Given instruction ▸
Repeat the lines below exactly as they appear, but leave out the images.
★ ★ ★
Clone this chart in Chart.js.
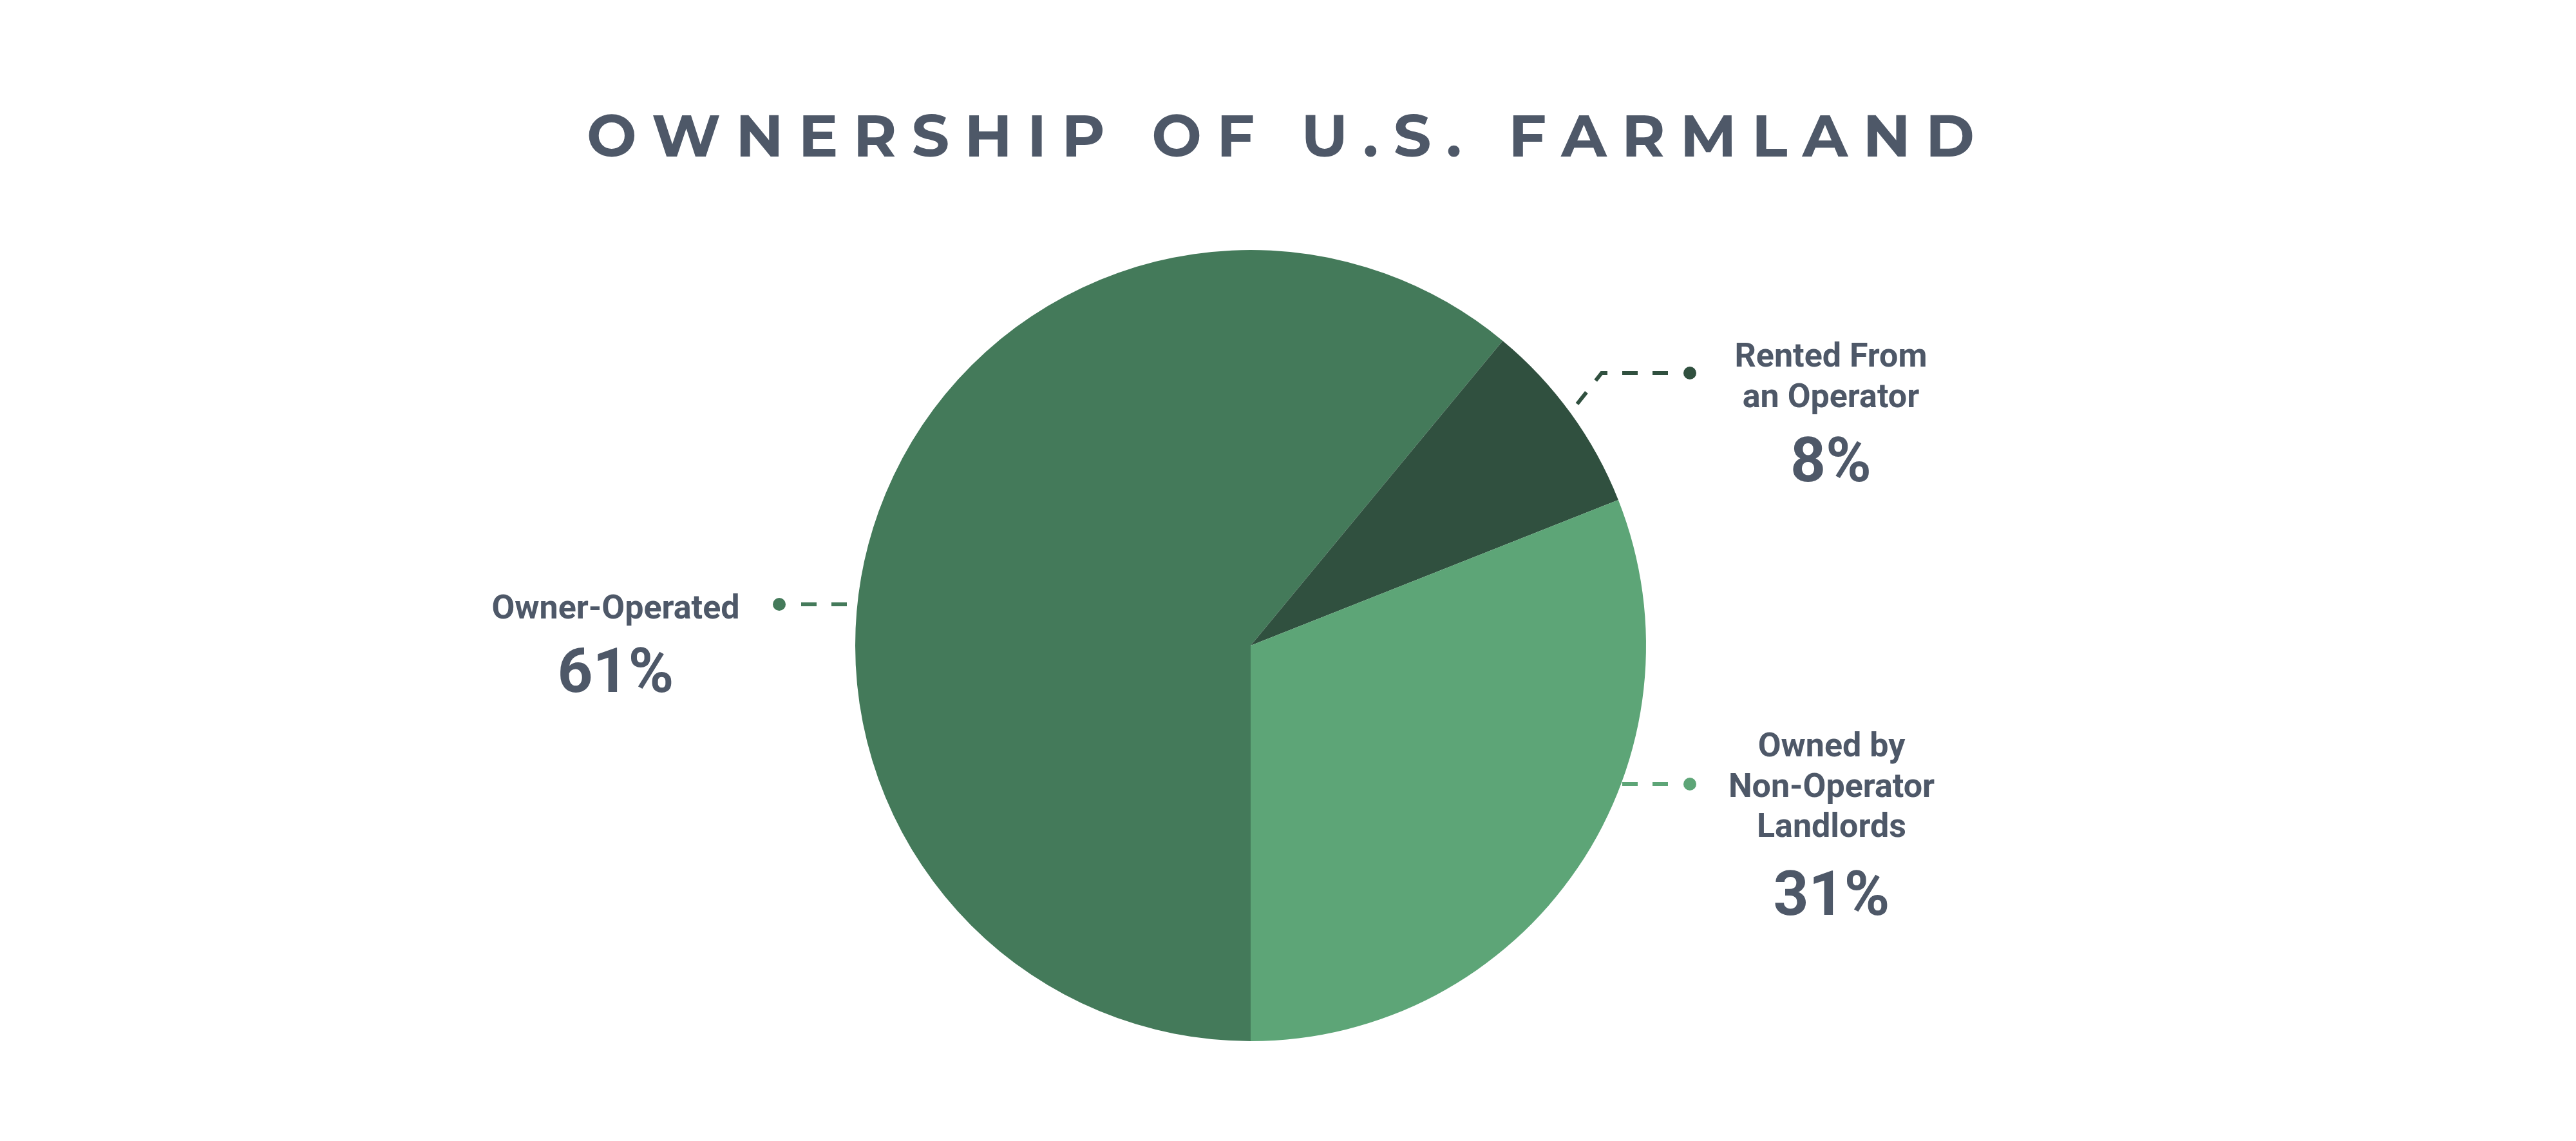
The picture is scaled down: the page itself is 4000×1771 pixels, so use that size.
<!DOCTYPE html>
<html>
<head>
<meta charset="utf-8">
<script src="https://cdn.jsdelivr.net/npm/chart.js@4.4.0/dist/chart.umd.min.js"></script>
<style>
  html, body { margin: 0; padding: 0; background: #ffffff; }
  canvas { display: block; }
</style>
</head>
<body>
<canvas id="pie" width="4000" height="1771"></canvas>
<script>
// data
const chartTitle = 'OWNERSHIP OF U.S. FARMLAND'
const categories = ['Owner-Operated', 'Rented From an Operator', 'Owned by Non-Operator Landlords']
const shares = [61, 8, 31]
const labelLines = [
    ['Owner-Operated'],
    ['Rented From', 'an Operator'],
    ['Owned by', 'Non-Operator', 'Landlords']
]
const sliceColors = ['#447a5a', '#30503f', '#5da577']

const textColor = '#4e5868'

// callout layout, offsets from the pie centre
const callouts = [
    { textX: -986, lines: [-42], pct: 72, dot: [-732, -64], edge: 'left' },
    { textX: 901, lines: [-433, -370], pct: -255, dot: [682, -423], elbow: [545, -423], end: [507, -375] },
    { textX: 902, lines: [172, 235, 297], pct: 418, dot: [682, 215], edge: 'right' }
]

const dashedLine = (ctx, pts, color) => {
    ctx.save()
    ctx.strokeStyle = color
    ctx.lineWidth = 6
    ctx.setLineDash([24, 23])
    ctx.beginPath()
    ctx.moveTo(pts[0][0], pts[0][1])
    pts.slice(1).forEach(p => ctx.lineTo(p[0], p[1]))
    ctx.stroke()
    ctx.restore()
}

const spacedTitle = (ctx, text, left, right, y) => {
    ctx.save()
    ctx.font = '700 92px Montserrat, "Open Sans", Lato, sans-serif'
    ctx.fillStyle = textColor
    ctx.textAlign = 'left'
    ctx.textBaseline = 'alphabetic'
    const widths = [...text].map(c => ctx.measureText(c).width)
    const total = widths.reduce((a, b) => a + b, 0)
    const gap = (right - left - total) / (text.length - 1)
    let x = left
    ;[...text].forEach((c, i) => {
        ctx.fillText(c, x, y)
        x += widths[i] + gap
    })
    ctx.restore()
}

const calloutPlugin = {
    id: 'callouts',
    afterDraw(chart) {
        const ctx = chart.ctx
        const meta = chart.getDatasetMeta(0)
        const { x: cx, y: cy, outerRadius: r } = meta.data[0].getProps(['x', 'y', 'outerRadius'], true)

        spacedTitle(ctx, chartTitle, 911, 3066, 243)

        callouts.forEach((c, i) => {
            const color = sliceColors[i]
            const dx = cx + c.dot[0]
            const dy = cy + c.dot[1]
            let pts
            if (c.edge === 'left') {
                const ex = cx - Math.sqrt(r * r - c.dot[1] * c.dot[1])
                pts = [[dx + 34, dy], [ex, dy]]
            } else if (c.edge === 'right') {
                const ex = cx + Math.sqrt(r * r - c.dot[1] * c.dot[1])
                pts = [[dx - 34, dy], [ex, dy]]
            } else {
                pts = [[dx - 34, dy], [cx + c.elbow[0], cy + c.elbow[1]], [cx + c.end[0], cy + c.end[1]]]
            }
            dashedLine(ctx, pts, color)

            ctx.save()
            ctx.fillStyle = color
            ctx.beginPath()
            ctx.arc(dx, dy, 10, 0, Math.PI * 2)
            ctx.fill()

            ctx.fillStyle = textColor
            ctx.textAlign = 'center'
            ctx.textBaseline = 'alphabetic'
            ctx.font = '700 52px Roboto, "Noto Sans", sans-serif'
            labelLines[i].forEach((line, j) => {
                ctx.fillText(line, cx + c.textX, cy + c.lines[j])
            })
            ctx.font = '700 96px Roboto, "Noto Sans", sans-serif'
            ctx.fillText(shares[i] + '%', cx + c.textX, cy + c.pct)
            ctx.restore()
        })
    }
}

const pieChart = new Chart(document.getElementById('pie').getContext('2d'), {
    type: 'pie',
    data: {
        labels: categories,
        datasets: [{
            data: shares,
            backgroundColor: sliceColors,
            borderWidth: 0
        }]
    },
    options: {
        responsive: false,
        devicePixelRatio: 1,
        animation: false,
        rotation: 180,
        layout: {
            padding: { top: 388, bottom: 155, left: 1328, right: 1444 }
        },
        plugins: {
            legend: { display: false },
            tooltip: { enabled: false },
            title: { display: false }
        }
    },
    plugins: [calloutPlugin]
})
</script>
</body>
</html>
★ ★ ★
Problem solution ▸
Clone this chart in Chart.js.
The picture is scaled down: the page itself is 4000×1771 pixels, so use that size.
<!DOCTYPE html>
<html>
<head>
<meta charset="utf-8">
<script src="https://cdn.jsdelivr.net/npm/chart.js@4.4.0/dist/chart.umd.min.js"></script>
<style>
  html, body { margin: 0; padding: 0; background: #ffffff; }
  canvas { display: block; }
</style>
</head>
<body>
<canvas id="pie" width="4000" height="1771"></canvas>
<script>
// data
const chartTitle = 'OWNERSHIP OF U.S. FARMLAND'
const categories = ['Owner-Operated', 'Rented From an Operator', 'Owned by Non-Operator Landlords']
const shares = [61, 8, 31]
const labelLines = [
    ['Owner-Operated'],
    ['Rented From', 'an Operator'],
    ['Owned by', 'Non-Operator', 'Landlords']
]
const sliceColors = ['#447a5a', '#30503f', '#5da577']

const textColor = '#4e5868'

// callout layout, offsets from the pie centre
const callouts = [
    { textX: -986, lines: [-42], pct: 72, dot: [-732, -64], edge: 'left' },
    { textX: 901, lines: [-433, -370], pct: -255, dot: [682, -423], elbow: [545, -423], end: [507, -375] },
    { textX: 902, lines: [172, 235, 297], pct: 418, dot: [682, 215], edge: 'right' }
]

const dashedLine = (ctx, pts, color) => {
    ctx.save()
    ctx.strokeStyle = color
    ctx.lineWidth = 6
    ctx.setLineDash([24, 23])
    ctx.beginPath()
    ctx.moveTo(pts[0][0], pts[0][1])
    pts.slice(1).forEach(p => ctx.lineTo(p[0], p[1]))
    ctx.stroke()
    ctx.restore()
}

const spacedTitle = (ctx, text, left, right, y) => {
    ctx.save()
    ctx.font = '700 92px Montserrat, "Open Sans", Lato, sans-serif'
    ctx.fillStyle = textColor
    ctx.textAlign = 'left'
    ctx.textBaseline = 'alphabetic'
    const widths = [...text].map(c => ctx.measureText(c).width)
    const total = widths.reduce((a, b) => a + b, 0)
    const gap = (right - left - total) / (text.length - 1)
    let x = left
    ;[...text].forEach((c, i) => {
        ctx.fillText(c, x, y)
        x += widths[i] + gap
    })
    ctx.restore()
}

const calloutPlugin = {
    id: 'callouts',
    afterDraw(chart) {
        const ctx = chart.ctx
        const meta = chart.getDatasetMeta(0)
        const { x: cx, y: cy, outerRadius: r } = meta.data[0].getProps(['x', 'y', 'outerRadius'], true)

        spacedTitle(ctx, chartTitle, 911, 3066, 243)

        callouts.forEach((c, i) => {
            const color = sliceColors[i]
            const dx = cx + c.dot[0]
            const dy = cy + c.dot[1]
            let pts
            if (c.edge === 'left') {
                const ex = cx - Math.sqrt(r * r - c.dot[1] * c.dot[1])
                pts = [[dx + 34, dy], [ex, dy]]
            } else if (c.edge === 'right') {
                const ex = cx + Math.sqrt(r * r - c.dot[1] * c.dot[1])
                pts = [[dx - 34, dy], [ex, dy]]
            } else {
                pts = [[dx - 34, dy], [cx + c.elbow[0], cy + c.elbow[1]], [cx + c.end[0], cy + c.end[1]]]
            }
            dashedLine(ctx, pts, color)

            ctx.save()
            ctx.fillStyle = color
            ctx.beginPath()
            ctx.arc(dx, dy, 10, 0, Math.PI * 2)
            ctx.fill()

            ctx.fillStyle = textColor
            ctx.textAlign = 'center'
            ctx.textBaseline = 'alphabetic'
            ctx.font = '700 52px Roboto, "Noto Sans", sans-serif'
            labelLines[i].forEach((line, j) => {
                ctx.fillText(line, cx + c.textX, cy + c.lines[j])
            })
            ctx.font = '700 96px Roboto, "Noto Sans", sans-serif'
            ctx.fillText(shares[i] + '%', cx + c.textX, cy + c.pct)
            ctx.restore()
        })
    }
}

const pieChart = new Chart(document.getElementById('pie').getContext('2d'), {
    type: 'pie',
    data: {
        labels: categories,
        datasets: [{
            data: shares,
            backgroundColor: sliceColors,
            borderWidth: 0
        }]
    },
    options: {
        responsive: false,
        devicePixelRatio: 1,
        animation: false,
        rotation: 180,
        layout: {
            padding: { top: 388, bottom: 155, left: 1328, right: 1444 }
        },
        plugins: {
            legend: { display: false },
            tooltip: { enabled: false },
            title: { display: false }
        }
    },
    plugins: [calloutPlugin]
})
</script>
</body>
</html>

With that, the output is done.